If someone gives you a guided tour of these structures, you probably will conclude that Guyana is a developed country. Of course private money that finances opulent buildings is not as lamentable as public money that goes into ostentatious projects. We have an Olympic-size swimming pool (will tell you about the mashed-up donkey outside the pool last week and minutes after it was removed; I live a five-minute walk from this facility).
We will be having a Marriott Hotel. There is going to be a spanking addition to the Timehri Airport. In Leonora (why here of all places), there is going to be a modern athletic track and the list goes on.
Your neck strain immediately vanishes to be replaced by angst when you look down. What you see is nihilism. This is a land of bestial, inhuman contrasts. If someone should come from another planet and visit Guyana, and you show them all these expensive “skyscrapers” going up, you tell them about Marriott, show them the new Ogle airport, go swimming with them in a certain ministerial pool in the Montrose area, take them shopping at the Regent/Camp Streets junction, then they are bound to see Guyana as the Paris of the CARICOM family.
It is when you let them open their eyes on the ground, then Guyana becomes a best-selling horror novel. This contrast has no parallel in modern history. How can a country have the types of commercial banks we see in Georgetown, an Olympic-size swimming pool, ultra-modern shopping malls, but children are being educated in squalor at most public schools?
Very few public schools throughout the territory of Guyana have functioning toilet facilities.
I travelled to Berbice and Essequibo last week and I thought it was only Georgetown that was stink. Georgetown is indeed the dirtiest capital city in the world, but the mess dots the landscape of the other two counties. I saw filthy areas, districts and surroundings in both Berbice and Essequibo. I didn’t see any clean cemetery in those two counties.
The rut, miasma, the stench of rotting civilization is not confined to Georgetown. It pervades the entire land of Guyana. Rats eat a corpse and the Stabroek News did a cartoon on it.
I thought it was indeed an effective caricature of disappearing civilization in this country. But the cartoonist could have done a more devastating job if he had shown the art of looking up and down at the same time. While he painted the oversized rat eating the corpse, he could have shown some youths having fun in the elevator at Guyana’s latest shopping complex at Regent and Camp Streets.

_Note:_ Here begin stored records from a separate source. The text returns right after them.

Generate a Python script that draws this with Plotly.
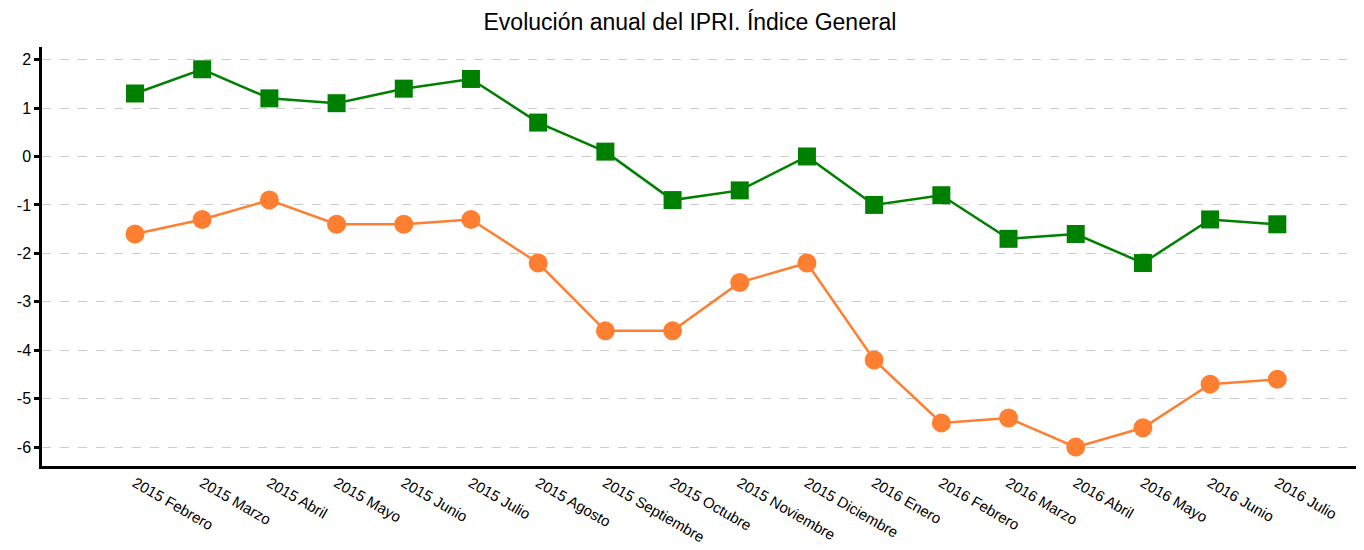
import plotly.graph_objects as go

categories = ["2015 Febrero", "2015 Marzo", "2015 Abril", "2015 Mayo", "2015 Junio", "2015 Julio",
              "2015 Agosto", "2015 Septiembre", "2015 Octubre", "2015 Noviembre", "2015 Diciembre",
              "2016 Enero", "2016 Febrero", "2016 Marzo", "2016 Abril", "2016 Mayo", "2016 Junio", "2016 Julio"]
green_values = [1.3, 1.8, 1.2, 1.1, 1.4, 1.6, 0.7, 0.1, -0.9, -0.7, 0.0, -1.0, -0.8, -1.7, -1.6, -2.2, -1.3, -1.4]
orange_values = [-1.6, -1.3, -0.9, -1.4, -1.4, -1.3, -2.2, -3.6, -3.6, -2.6, -2.2, -4.2, -5.5, -5.4, -6.0, -5.6, -4.7, -4.6]
y_ticks = [2, 1, 0, -1, -2, -3, -4, -5, -6]

fig = go.Figure()
fig.add_trace(go.Scatter(x=categories, y=green_values, mode="lines+markers",
                         line=dict(color="#008000", width=2.5),
                         marker=dict(symbol="square", size=18, color="#008000"),
                         name="Índice General"))
fig.add_trace(go.Scatter(x=categories, y=orange_values, mode="lines+markers",
                         line=dict(color="#FF7F32", width=2.5),
                         marker=dict(symbol="circle", size=19, color="#FF7F32"),
                         name="Índice General (2)"))

fig.update_layout(
    width=1364, height=550,
    margin=dict(l=34, r=8, t=39, b=92),
    paper_bgcolor="white", plot_bgcolor="white",
    showlegend=False,
    font=dict(family="Liberation Sans, Arial, sans-serif", color="black", size=15),
    title=dict(text="Evolución anual del IPRI. Índice General", x=0.5, xanchor="center",
               y=0.9745, yanchor="middle", font=dict(size=23, color="black")),
)
fig.update_xaxes(type="category", range=[-1.384, 18.29], tickangle=30,
                 showline=True, linecolor="black", linewidth=2.5,
                 showgrid=False, ticks="", tickfont=dict(size=15))
fig.update_yaxes(range=[-6.39, 2.26], tickvals=y_ticks, ticktext=[str(v) for v in y_ticks],
                 showline=True, linecolor="black", linewidth=2.5,
                 ticks="outside", ticklen=5, tickwidth=2.5, tickcolor="black",
                 showgrid=True, gridcolor="#cccccc", griddash="dash", gridwidth=1,
                 zeroline=False, tickfont=dict(size=16))

fig.write_html("out.html")
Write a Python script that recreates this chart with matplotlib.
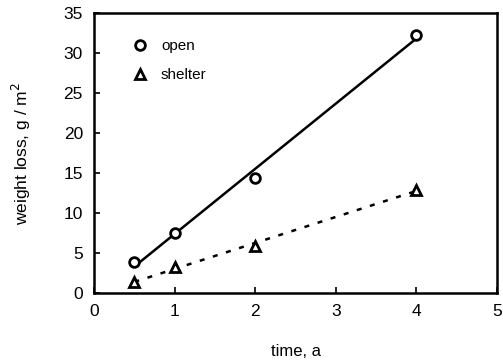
import matplotlib
matplotlib.use('Agg')
import matplotlib.pyplot as plt
import numpy as np

plt.rcParams['font.family'] = ['Liberation Sans', 'DejaVu Sans']

# data
time = [0.5, 1, 2, 4]
open_loss = [3.9, 7.5, 14.4, 32.3]
shelter_loss = [1.4, 3.3, 5.9, 12.9]
x_ticks = [0, 1, 2, 3, 4, 5]
y_ticks = [0, 5, 10, 15, 20, 25, 30, 35]

fig = plt.figure(figsize=(5.03, 3.62), dpi=100)
ax = fig.add_axes([0.187, 0.19, 0.801, 0.774])

# regression lines
t = np.array([min(time), max(time)])
p_open = np.polyfit(time, open_loss, 1)
p_shel = np.polyfit(time, shelter_loss, 1)
ax.plot(t, np.polyval(p_open, t), color='black', lw=1.8)
ax.plot(t, np.polyval(p_shel, t), color='black', lw=1.8, ls=(0, (2, 3.5)))

ax.plot(time, open_loss, ls='none', marker='o', ms=7, mfc='white',
        mec='black', mew=2, label='open')
ax.plot(time, shelter_loss, ls='none', marker='^', ms=7, mfc='white',
        mec='black', mew=2, label='shelter')

ax.set_xlim(0, 5)
ax.set_ylim(0, 35)
ax.set_xticks(x_ticks)
ax.set_yticks(y_ticks)
ax.tick_params(direction='in', length=4, width=1.2, labelsize=12.5, pad=8)
for s in ax.spines.values():
    s.set_linewidth(1.8)

ax.set_xlabel('time, a', fontsize=12, labelpad=18)
ax.set_ylabel('weight loss, g / m$^2$', fontsize=12.5, labelpad=22)

ax.legend(loc='upper left', frameon=False, fontsize=11, handlelength=1,
          handletextpad=0.9, labelspacing=0.95, bbox_to_anchor=(0.06, 0.955))

fig.savefig('out.png', dpi=100)
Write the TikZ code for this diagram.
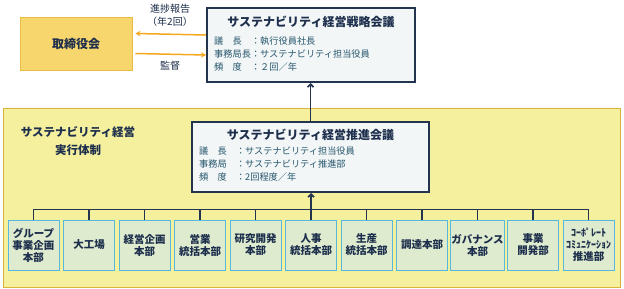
\documentclass[tikz,border=0pt]{standalone}
\usepackage{fontspec}
\setmainfont{Noto Sans CJK JP}
\usepackage{xcolor}
\usetikzlibrary{arrows.meta,positioning,calc}
\definecolor{boardfill}{HTML}{F7D66E}
\definecolor{boardline}{HTML}{E9BC43}
\definecolor{arroworange}{HTML}{F5A81E}
\definecolor{areafill}{HTML}{F4F09E}
\definecolor{arealine}{HTML}{D9B23A}
\definecolor{meetfill}{HTML}{F3F6F7}
\definecolor{navy}{HTML}{23344E}
\definecolor{deptfill}{HTML}{DEEBCF}
\definecolor{deptline}{HTML}{55B8DC}
\definecolor{txtnavy}{HTML}{1D2F4C}
\definecolor{txtteal}{HTML}{25566C}
\newcommand{\hwtext}[1]{{\fontsize{10}{11.5}\selectfont #1}}

\begin{document}
\begin{tikzpicture}[x=1pt,y=-1pt,
    board/.style={draw=boardline,fill=boardfill,line width=0.8pt,minimum width=112pt,minimum height=53pt,font=\fontsize{12}{14}\selectfont\bfseries,text=txtnavy},
    area/.style={draw=arealine,fill=areafill,line width=1pt,minimum width=617pt,minimum height=179pt},
    meeting/.style={draw=navy,fill=meetfill,line width=2pt},
    title/.style={font=\fontsize{12}{14}\selectfont\bfseries,text=txtnavy,inner sep=0pt},
    detail/.style={font=\fontsize{9.2}{13}\selectfont,text=txtteal,align=left,inner sep=0pt,anchor=north west},
    dept/.style={draw=deptline,fill=deptfill,line width=1pt,minimum width=51pt,minimum height=50pt,inner sep=1pt,align=center,font=\fontsize{10.5}{12}\selectfont\bfseries,text=txtnavy},
    report/.style={arroworange,line width=1.5pt,-{Stealth[length=5pt,width=5.5pt]}},
    link/.style={navy,line width=1.6pt},
    lbl/.style={font=\fontsize{10}{13}\selectfont,text=txtnavy,align=center}]
    \useasboundingbox (0,0) rectangle (624,289);

    % Board and strategy meeting
    \node[board] (board) at (76,43.5) {取締役会};
    \node[meeting,minimum width=208pt,minimum height=74pt] (strat) at (311,45) {};
    \node[title] (strattitle) at ([yshift=-15pt]strat.north) {サステナビリティ経営戦略会議};
    \node[detail] (stratinfo) at ([xshift=8pt,yshift=-30pt]strat.north west)
        {議　長　：執行役員社長\\事務局長：サステナビリティ担当役員\\頻　度　：２回／年};

    % Reporting lines
    \draw[report] ([yshift=10pt]strat.west) -- ([yshift=10pt,xshift=3pt]board.east);
    \draw[report] ([yshift=-10pt,xshift=3pt]board.east) -- ([yshift=-10pt]strat.west);
    \node[lbl] (replbl) at (170,15) {進捗報告\\（年2回）};
    \node[lbl] (suplbl) at (170,66) {監督};

    % Execution structure
    \node[area] (exec) at (311.5,197.5) {};
    \node[title,align=center,font=\fontsize{11.5}{18}\selectfont\bfseries] (exectitle) at (78,141)
        {サステナビリティ経営\\実行体制};
    \node[meeting,minimum width=237pt,minimum height=70pt] (promo) at (310.5,157) {};
    \node[title] (promotitle) at ([yshift=-14pt]promo.north) {サステナビリティ経営推進会議};
    \node[detail] (promoinfo) at ([xshift=8pt,yshift=-26pt]promo.north west)
        {議　長　：サステナビリティ担当役員\\事務局　：サステナビリティ推進部\\頻　度　：2回程度／年};
    \draw[link,-{Straight Barb[length=3pt,width=6pt]}] (promo.north) -- (promo.north |- strat.south);

    % Divisions
    \foreach \i/\lab in {1/{グループ\\事業企画\\本部},2/{大工場},3/{経営企画\\本部},4/{営業\\統括本部},
        5/{研究開発\\本部},6/{人事\\統括本部},7/{生産\\統括本部},8/{調達本部},9/{ガバナンス\\本部},
        10/{事業\\開発部}} {
        \node[dept] (d\i) at ({33.5+55.5*(\i-1)},245) {\lab};
    }
    \node[dept] (d11) at (588.5,245) {\hwtext{ｺｰﾎﾟﾚｰﾄ}\\\hwtext{ｺﾐｭﾆｹｰｼｮﾝ}\\推進部};

    % Connections
    \draw[link] (d1.north) -- ++(0,-10) -| (d11.north);
    \foreach \i in {2,...,10} {
        \draw[link] (d\i.north) -- ++(0,-10);
    }
    \draw[link,-{Straight Barb[length=3pt,width=6pt]}] ([yshift=10pt]d6.north) -- (d6.north |- promo.south);
\end{tikzpicture}
\end{document}
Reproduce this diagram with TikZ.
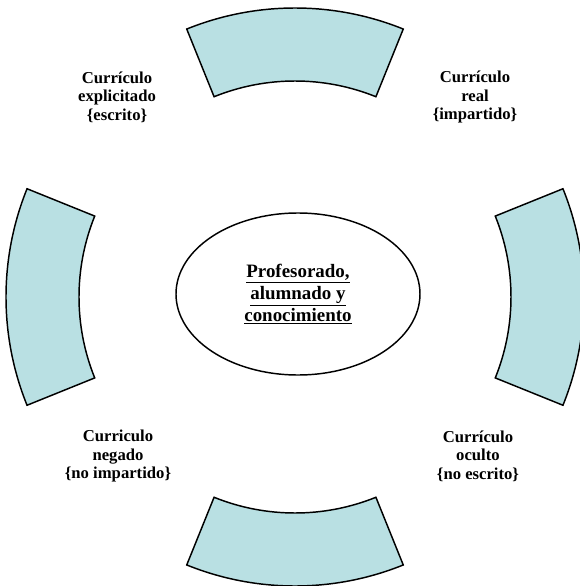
\documentclass[tikz,border=0pt]{standalone}
\usepackage{fontspec}
\setmainfont{Liberation Serif}
\usepackage{tikz}
\usetikzlibrary{shapes.geometric,positioning}
\definecolor{segfill}{RGB}{185,224,227}
\tikzset{
  segbox/.style={draw=black, line width=1.1pt, fill=segfill, line join=miter},
  lbl/.style={align=center, font=\bfseries\fontsize{12.5}{14}\selectfont, inner sep=0pt},
  hub/.style={ellipse, draw=black, line width=1.1pt, minimum width=183pt,
              minimum height=121.5pt, align=center, inner sep=0pt,
              font=\bfseries\fontsize{14.2}{16.5}\selectfont},
}

\begin{document}
\begin{tikzpicture}[x=0.75pt,y=0.75pt]
  \useasboundingbox (-295,-289) rectangle (284,297);
  % ring of four arc segments
  \foreach \a in {0,90,180,270}{
    \draw[segbox] (\a-22:216) arc (\a-22:\a+22:216) -- (\a+22:289)
      arc (\a+22:\a-22:289) -- cycle;
  }
  % centre
  \node[hub] (hub) at (3,3) {\underline{Profesorado,}\\\underline{alumnado y}\\\underline{conocimiento}};
  % labels
  \node[lbl] (escrito) at (-178,200) {Currículo\\explicitado\\\{escrito\}};
  \node[lbl] (real) at (180,200) {Currículo\\real\\\{impartido\}};
  \node[lbl] (negado) at (-177,-159) {Curriculo\\negado\\\{no impartido\}};
  \node[lbl] (oculto) at (183,-159) {Currículo\\oculto\\\{no escrito\}};
\end{tikzpicture}
\end{document}
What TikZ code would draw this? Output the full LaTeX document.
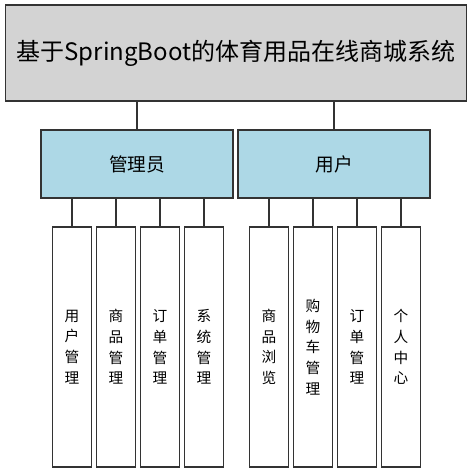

Children have no way of answering a call of nature at public schools; the country’s only university has been hit by Sandy long before Sandy touched down in New York last week; half of the row of lights on the East Coast Highway from Clive Lloyd Drive to the Russian Embassy went out of existence two years ago; most of the traffic signals died a year ago and plantains are going at $160 a pound.
Against this misery of civilization in this territory, singer Chris Brown will collect over sixty million dollars of public money for performing for one hour.
Do you know Colonel Gaddafi’s son did the same thing? One year he paid Lionel Richie a million American dollars for three songs. The next year, he gave Beyonce two million American for five songs. Do you know where this fool is at the moment? He is in jail, overthrown by the Arab Spring. It is doubtful he will see Richie or Beyonce in person again.